Towards global solution
We need stronger regularization.
Convexity
-
Second-order condition: \(\nabla^2f(x)\succeq 0\)
-
First-order condition: Predicting function value with tangent, the actual function is always above the projection.
\[<\nabla f(x), y-x> \le f(y) - f(x)\]Local information tells a lot about global information: You can ignore a direction if the gradient is larger than 0, because you know it will never decrease.
-
Zero-order condition: The intersect line is always above the actual functions
\[f(\lambda x + (1-\lambda) y) \le \lambda f(x) + (1-\lambda)f(y)\]
Proof
Hint: Think about the geometry. Increasing order need taking derivation, otherwise integration.
-
0 -> 1:
\[f(y+\lambda(x-y)) \le \lambda f(x) + (1-\lambda)f(y)\]Taking derivative of $\lambda$:
Quick review: Think of the limit when $\lambda \rightarrow 0$, and ignore smaller items in the Taylor expansion.
Setting $\lambda =0$:
\[<\nabla f(y), x-y> \le f(x) - f(y)\] -
1 -> 2:
(a) Starting with the simple case where $d=1$.

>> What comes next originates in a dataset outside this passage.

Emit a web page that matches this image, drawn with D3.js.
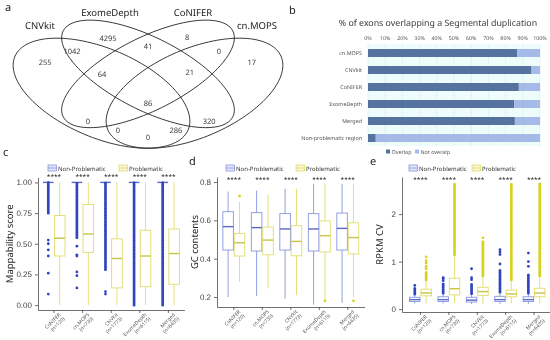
<!DOCTYPE html>
<html lang="en">
<head>
<meta charset="UTF-8">
<title>SD figure</title>
<script src="https://d3js.org/d3.v7.min.js"></script>
<style>
  body { margin: 0; background: #fff; }
  svg { font-family: "Noto Sans", "DejaVu Sans", sans-serif; will-change: transform; }
  text { text-rendering: geometricPrecision; }
</style>
</head>
<body>
<script>
// ---- panel a : venn
var vennSets = ["CNVkit", "ExomeDepth", "CoNIFER", "cn.MOPS"];
var vennCounts = [255, 1042, 4295, 41, 8, 0, 17, 64, 21, 86, 0, 320, 0, 286, 0];

// ---- panel b : % exons overlapping segmental duplication
var sdCats = ["cn.MOPS", "CNVkit", "CoNIFER", "ExomeDepth", "Merged", "Non-problematic region"];
var sdOverlap = [86.8, 95.1, 87.7, 85.0, 85.4, 4.5];
var sdTicks = [0, 10, 20, 30, 40, 50, 60, 70, 80, 90, 100];
var sdLegend = ["Overlap", "Not overalp"];

// ---- panels c-e : boxplots
var groups = ["CoNIFER", "cn.MOPS", "CNVkit", "ExomeDepth", "Merged"];
var groupN = ["(n=120)", "(n=730)", "(n=1773)", "(n=6115)", "(n=6435)"];
var boxLegend = ["Non-Problematic", "Problematic"];

// stats are [lower whisker, q1, median, q3, upper whisker]
var mapNP = [[1, 1, 1, 1, 1], [1, 1, 1, 1, 1], [1, 1, 1, 1, 1], [1, 1, 1, 1, 1], [1, 1, 1, 1, 1]];
var mapP = [[0, 0.40, 0.545, 0.73, 1], [0, 0.43, 0.58, 0.82, 1], [0, 0.14, 0.38, 0.54, 1], [0, 0.15, 0.40, 0.61, 1], [0, 0.17, 0.42, 0.62, 1]];
// stretches where outliers are packed solid, then single outliers
var mapNPRun = [[0.75, 1], [0.55, 1], [0.29, 1], [0, 1], [0, 1]];
var mapNPOut = [[0.53, 0.50, 0.45, 0.40, 0.26, 0.09], [0.48, 0.41, 0.40, 0.27, 0.24, 0.14], [0.11, 0.09], [], []];
var mapPRun = [null, null, null, null, null];
var mapPOut = [[], [], [], [], []];

var gcNP = [[0.20, 0.445, 0.567, 0.645, 0.75], [0.205, 0.44, 0.562, 0.64, 0.755], [0.19, 0.445, 0.555, 0.635, 0.765], [0.16, 0.44, 0.555, 0.635, 0.79], [0.17, 0.445, 0.558, 0.638, 0.79]];
var gcP = [[0.28, 0.414, 0.483, 0.532, 0.697], [0.245, 0.42, 0.497, 0.565, 0.735], [0.21, 0.415, 0.49, 0.572, 0.765], [0.19, 0.435, 0.52, 0.597, 0.79], [0.2, 0.425, 0.51, 0.587, 0.79]];
var gcNPRun = [null, null, null, null, null];
var gcNPOut = [[], [], [], [], []];
var gcPRun = [null, null, null, null, null];
var gcPOut = [[0.727], [], [], [0.18], [0.18]];

var cvNP = [[0.12, 0.16, 0.20, 0.25, 0.32], [0.12, 0.16, 0.20, 0.26, 0.34], [0.11, 0.15, 0.19, 0.25, 0.33], [0.11, 0.16, 0.20, 0.27, 0.36], [0.11, 0.16, 0.20, 0.26, 0.34]];
var cvNPRun = [[0.32, 0.45], [0.34, 0.55], [0.33, 0.55], [0.36, 0.82], [0.34, 0.75]];
var cvNPOut = [[0.5], [0.6, 0.64, 0.66], [0.62, 0.66, 0.85], [0.95, 1.15, 1.2, 1.25], [0.9, 1.0, 1.18]];
var cvP = [[0.12, 0.28, 0.34, 0.42, 0.62], [0.12, 0.30, 0.43, 0.65, 1.15], [0.12, 0.29, 0.37, 0.46, 0.70], [0.12, 0.26, 0.32, 0.40, 0.62], [0.12, 0.26, 0.34, 0.44, 0.70]];
var cvPRun = [[0.62, 0.8], [1.15, 2.65], [0.70, 1.45], [0.62, 2.65], [0.70, 2.65]];
var cvPOut = [[0.85, 0.9, 0.97, 1.02, 1.1], [], [1.5], [], []];

var npCol = "#8796dd", npMed = "#5a68c8", npDot = "#3144c0", npFill = "#e3e7f8";
var pCol = "#e0dc6c", pMed = "#cbc444", pDot = "#d8d21c", pFill = "#f8f6d8";
var txt = "#3a3a3a";

var svg = d3.select("body").append("svg").attr("width", 550).attr("height", 340);

function letter(s, x, y) {
    svg.append("text").attr("x", x).attr("y", y).attr("font-size", 11).attr("fill", "#222").text(s);
}

// ================= a : venn =================
letter("a", 5, 11);
var vx = d3.scaleLinear().domain([0, 1]).range([148 - 155, 148 + 155]);
var vy = d3.scaleLinear().domain([0, 1]).range([87.4 + 96.5, 87.4 - 96.5]);
// ellipses: cx, cy, semi axis a, semi axis b, angle (unit square, y up)
var vennShapes = [[0.35, 0.47, 0.35, 0.20, 135], [0.50, 0.57, 0.36, 0.16, 135], [0.50, 0.57, 0.36, 0.16, 45], [0.65, 0.47, 0.35, 0.20, 45]];
var vennLabelPos = [[0.168, 0.632], [0.255, 0.689], [0.371, 0.756], [0.5, 0.715], [0.626, 0.761], [0.729, 0.689], [0.835, 0.632],
    [0.352, 0.569], [0.635, 0.580], [0.5, 0.419], [0.306, 0.325], [0.697, 0.325], [0.403, 0.279], [0.590, 0.279], [0.5, 0.243]];
var vennNamePos = [[40, 29], [110, 16], [193, 16], [257, 29]];

var ellLine = d3.line().curve(d3.curveLinearClosed);
vennShapes.forEach(function (e) {
    var th = e[4] * Math.PI / 180, pts = [];
    for (var k = 0; k < 120; k++) {
        var t = k / 120 * 2 * Math.PI;
        var ux = e[0] + e[2] * Math.cos(t) * Math.cos(th) - e[3] * Math.sin(t) * Math.sin(th);
        var uy = e[1] + e[2] * Math.cos(t) * Math.sin(th) + e[3] * Math.sin(t) * Math.cos(th);
        pts.push([vx(ux), vy(uy)]);
    }
    svg.append("path").attr("d", ellLine(pts)).attr("fill", "none").attr("stroke", "#222").attr("stroke-width", 0.9);
});
svg.append("g").selectAll("text").data(vennCounts).join("text")
    .attr("x", function (d, i) { return vx(vennLabelPos[i][0]); })
    .attr("y", function (d, i) { return vy(vennLabelPos[i][1]); })
    .attr("dy", "0.35em").attr("text-anchor", "middle").attr("font-size", 7.5).attr("fill", txt)
    .text(function (d) { return d; });
svg.append("g").selectAll("text").data(vennSets).join("text")
    .attr("x", function (d, i) { return vennNamePos[i][0]; })
    .attr("y", function (d, i) { return vennNamePos[i][1]; })
    .attr("text-anchor", "middle").attr("font-size", 9.5).attr("fill", "#222")
    .text(function (d) { return d; });

// ================= b : stacked bars =================
letter("b", 289, 14);
var bx = d3.scaleLinear().domain([0, 100]).range([368, 540]);
var by = d3.scaleBand().domain(sdCats).range([44.5, 146.5]).paddingInner(0.53).paddingOuter(0.265);
var gb = svg.append("g");
gb.append("rect").attr("x", bx(0)).attr("y", 44).attr("width", bx(100) - bx(0)).attr("height", 102).attr("fill", "#eefcfc");
gb.append("g").selectAll("line").data(sdTicks).join("line")
    .attr("x1", bx).attr("x2", bx).attr("y1", 44).attr("y2", 146)
    .attr("stroke", "#d2ecec").attr("stroke-width", 0.6);
gb.append("text").attr("x", 438).attr("y", 26).attr("text-anchor", "middle")
    .attr("font-size", 8.8).attr("fill", txt).text("% of exons overlapping a Segmental duplication");
gb.append("g").selectAll("text").data(sdTicks).join("text")
    .attr("x", bx).attr("y", 40).attr("text-anchor", "middle").attr("font-size", 5.3).attr("fill", "#555")
    .text(function (d) { return d + "%"; });
gb.append("g").selectAll("rect").data(sdCats).join("rect")
    .attr("x", bx(0)).attr("y", function (d) { return by(d); })
    .attr("width", function (d, i) { return bx(sdOverlap[i]) - bx(0); })
    .attr("height", by.bandwidth()).attr("fill", "#56729f");
gb.append("g").selectAll("rect").data(sdCats).join("rect")
    .attr("x", function (d, i) { return bx(sdOverlap[i]); }).attr("y", function (d) { return by(d); })
    .attr("width", function (d, i) { return bx(100) - bx(sdOverlap[i]); })
    .attr("height", by.bandwidth()).attr("fill", "#a5bae6");
gb.append("g").selectAll("text").data(sdCats).join("text")
    .attr("x", 362).attr("y", function (d) { return by(d) + by.bandwidth() / 2; })
    .attr("dy", "0.35em").attr("text-anchor", "end").attr("font-size", 5.4).attr("fill", "#555")
    .text(function (d) { return d; });
var sdLegX = [386, 415], sdLegCol = ["#56729f", "#a5bae6"];
sdLegend.forEach(function (s, i) {
    gb.append("rect").attr("x", sdLegX[i]).attr("y", 149.5).attr("width", 4).attr("height", 4).attr("fill", sdLegCol[i]);
    gb.append("text").attr("x", sdLegX[i] + 5.5).attr("y", 154).attr("font-size", 5.4).attr("fill", "#555").text(s);
});

// ================= c, d, e : boxplots =================
function boxPanel(p) {
    var x = d3.scaleBand().domain(groups).range([p.left, p.right]).paddingOuter(p.pad);
    var y = d3.scaleLinear().domain(p.dom).range([p.bottom, p.top]);
    var step = x.step(), bw = step * 0.37, dodge = step * 0.2;
    var g = svg.append("g");

    var ya = g.append("g").attr("transform", "translate(" + p.left + ",0)")
        .call(d3.axisLeft(y).tickValues(p.ticks).tickFormat(p.fmt).tickSize(3).tickSizeOuter(0));
    var xa = g.append("g").attr("transform", "translate(0," + p.bottom + ")")
        .call(d3.axisBottom(x).tickSize(3).tickSizeOuter(0).tickFormat(""));
    g.selectAll(".domain, .tick line").attr("stroke", "#333").attr("stroke-width", 0.7);
    ya.selectAll("text").attr("font-size", 8).attr("fill", "#444").attr("font-family", null);

    // rotated category labels
    var lab = g.append("g").selectAll("text").data(groups).join("text")
        .attr("transform", function (d) { return "translate(" + (x(d) + step / 2 + 7) + "," + (p.bottom + 5) + ") rotate(-45)"; })
        .attr("text-anchor", "end").attr("font-size", 5).attr("fill", "#555");
    lab.append("tspan").attr("x", 0).text(function (d) { return d; });
    lab.append("tspan").attr("x", 0).attr("dy", "1.15em").text(function (d, i) { return groupN[i]; });

    // axis title
    g.append("text").attr("transform", "translate(" + p.titleX + "," + ((p.top + p.bottom) / 2) + ") rotate(-90)")
        .attr("text-anchor", "middle").attr("font-size", 9.5).attr("fill", "#222").text(p.title);

    var series = [
        { stats: p.np, run: p.npRun, out: p.npOut, off: -dodge, c: npCol, m: npMed, dot: npDot },
        { stats: p.p, run: p.pRun, out: p.pOut, off: dodge, c: pCol, m: pMed, dot: pDot }
    ];
    series.forEach(function (s) {
        var sg = g.append("g").selectAll("g").data(groups).join("g")
            .attr("transform", function (d) { return "translate(" + (x(d) + step / 2 + s.off) + ",0)"; });
        sg.append("line").attr("y1", function (d, i) { return y(s.stats[i][0]); }).attr("y2", function (d, i) { return y(s.stats[i][4]); })
            .attr("stroke", s.c).attr("stroke-width", 0.9);
        sg.append("rect").attr("x", -bw / 2).attr("width", bw)
            .attr("y", function (d, i) { return y(s.stats[i][3]); })
            .attr("height", function (d, i) { return y(s.stats[i][1]) - y(s.stats[i][3]); })
            .attr("fill", "#fff").attr("stroke", s.c).attr("stroke-width", 0.9);
        sg.append("line").attr("x1", -bw / 2).attr("x2", bw / 2)
            .attr("y1", function (d, i) { return y(s.stats[i][2]); }).attr("y2", function (d, i) { return y(s.stats[i][2]); })
            .attr("stroke", s.m).attr("stroke-width", 1.4);
        // packed outliers: dotted stroke with round caps
        sg.filter(function (d, i) { return s.run[i]; }).append("line")
            .attr("y1", function (d) { return y(s.run[groups.indexOf(d)][0]); })
            .attr("y2", function (d) { return y(s.run[groups.indexOf(d)][1]); })
            .attr("stroke", s.dot).attr("stroke-width", 3).attr("stroke-linecap", "round").attr("stroke-dasharray", "0,1.8");
        sg.selectAll("circle").data(function (d, i) { return s.out[i]; }).join("circle")
            .attr("cx", 0).attr("cy", function (v) { return y(v); }).attr("r", 1.4).attr("fill", s.dot);
    });

    // significance stars
    g.append("g").selectAll("text").data(groups).join("text")
        .attr("x", function (d) { return x(d) + step / 2; }).attr("y", p.starY)
        .attr("text-anchor", "middle").attr("font-size", 6.5).attr("fill", "#222").text("****");

    // legend
    var lx = p.legX;
    boxLegend.forEach(function (s, i) {
        var c = i ? pCol : npCol, f = i ? pFill : npFill;
        g.append("rect").attr("x", lx[i]).attr("y", 165).attr("width", 8.5).attr("height", 6)
            .attr("fill", f).attr("stroke", c).attr("stroke-width", 0.8);
        g.append("line").attr("x1", lx[i]).attr("x2", lx[i] + 8.5).attr("y1", 168).attr("y2", 168)
            .attr("stroke", c).attr("stroke-width", 0.8);
        g.append("text").attr("x", lx[i] + 10).attr("y", 170.5).attr("font-size", 6).attr("fill", "#333").text(s);
    });
}

letter("c", 3, 156);
boxPanel({
    left: 38, right: 184.4, pad: 0.06, top: 177.5, bottom: 310, dom: [-0.04, 1.04],
    ticks: [0, 0.25, 0.5, 0.75, 1], fmt: d3.format(".2f"), title: "Mappability score", titleX: 13,
    np: mapNP, npRun: mapNPRun, npOut: mapNPOut, p: mapP, pRun: mapPRun, pOut: mapPOut,
    starY: 178.5, legX: [48, 119]
});

letter("d", 189, 165);
boxPanel({
    left: 217, right: 364.6, pad: 0.09, top: 177, bottom: 307, dom: [0.148, 0.826],
    ticks: [0.2, 0.4, 0.6, 0.8], fmt: d3.format(".1f"), title: "GC contents", titleX: 198,
    np: gcNP, npRun: gcNPRun, npOut: gcNPOut, p: gcP, pRun: gcPRun, pOut: gcPOut,
    starY: 182, legX: [226, 296]
});

letter("e", 370, 165);
boxPanel({
    left: 402, right: 552.5, pad: 0.15, top: 177, bottom: 312, dom: [-0.06, 2.78],
    ticks: [0, 1, 2], fmt: d3.format("d"), title: "RPKM CV", titleX: 383,
    np: cvNP, npRun: cvNPRun, npOut: cvNPOut, p: cvP, pRun: cvPRun, pOut: cvPOut,
    starY: 182, legX: [409, 472]
});
</script>
</body>
</html>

\[f(y) \ge f(x) + f'(x) (y-x)\] \[f(x) \ge f(y) + f'(y) (x-y)\]From these two inequation, we can get:
\[f'(y)(x-y) \le f(x)-f(y) \le f'(x)(x-y)\]Assuming $x-y>0$,
\[\frac{f'(x)-f'(y)}{x-y}\ge 0\](b) For any dimensions, we want to make it into 1-d:
\[g(\alpha) = f(x+\alpha v)\]We can show it’s also a convex function by expanding it. So, applying the $1-d$ conclusion, we have:
\[g''(\alpha)\ge 0\] \[v^T\nabla f(x+\alpha v)v \ge 0\]Taking $\alpha=0$, we get the definition of semi-positive matrix.
Strongly convex
Intuition: $x^2$ is the standard convex function. If a function is “more convex” than $mx^2$…
Definition of $m$-strong convex: \(f(x) - \frac{m}{2} ||x||^2 \text{ is convex.}\)
- Second-order: \(\nabla^2f(x)\succeq m\cdot I\) \(\lambda_{\min}(\nabla^2f(x))\ge m\)
- First-order: \(f(y)-f(x)\ge <\nabla f(x), y-x> + \frac{m}{2} \|\|y-x\|\|^2\)
- Zero-order: Skipped. (simply apply the definition)
In the next class, we will show how to use these conditions to derive global convergence.